The bottom line is, God gave us life to spend, not to keep.
So how do we go about doing this?
First, I think we have to do an inventory. Sit down with yourself and with God, and make a list. Create a balance sheet.
Consider how you are spending your life, your time, your talent, your energy, all the resources and gifts you have been given.
You may want to think about time. You have 24 hours in a day, 7 days a week. Think of your day in three eight hour chunks. 8 hours to sleep, 8 hours to work, 8 hours to do everything else. Look at that last 8 hours you have each day. How much time do you spend: eating, volunteering, studying, shopping, commuting, exercising, praying, hobbies, child care, chores, etc.
How much time is devoted to Body? How much time to Soul?
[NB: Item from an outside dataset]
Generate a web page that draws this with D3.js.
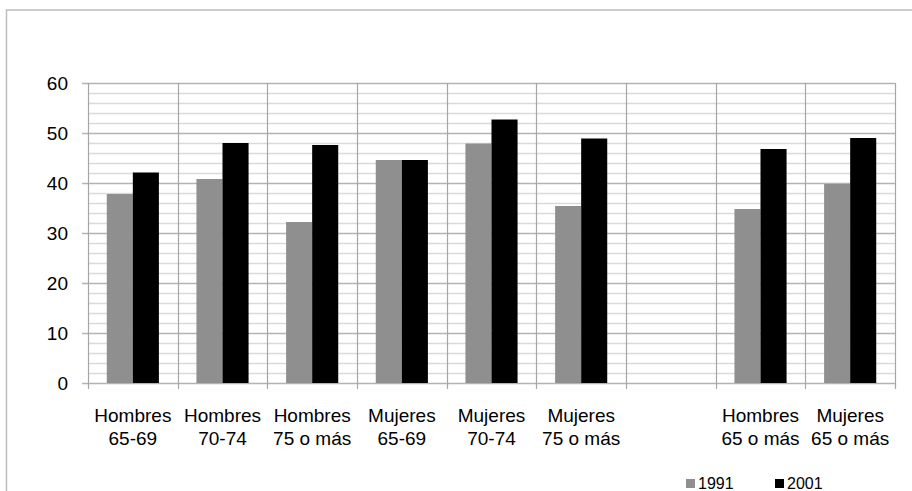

Then do the same with your budget and other material resources. How much each month is devoted to: bare necessities vs. comforts and wants, charity, savings, other? Be honest about what is a comfort, desire, or want and not a bare necessity.
Then, finally, with your talents: what is given to what purposes?
These inventories will tell us a great deal about where and how we are spending the one beautiful and precious life God has given us. Once we know where you stand, we can move slowly and carefully in the direction of doing less for SELF and more for SOUL, less for me and more for others (which means more for Jesus, too), which is the way of the cross and the way of life.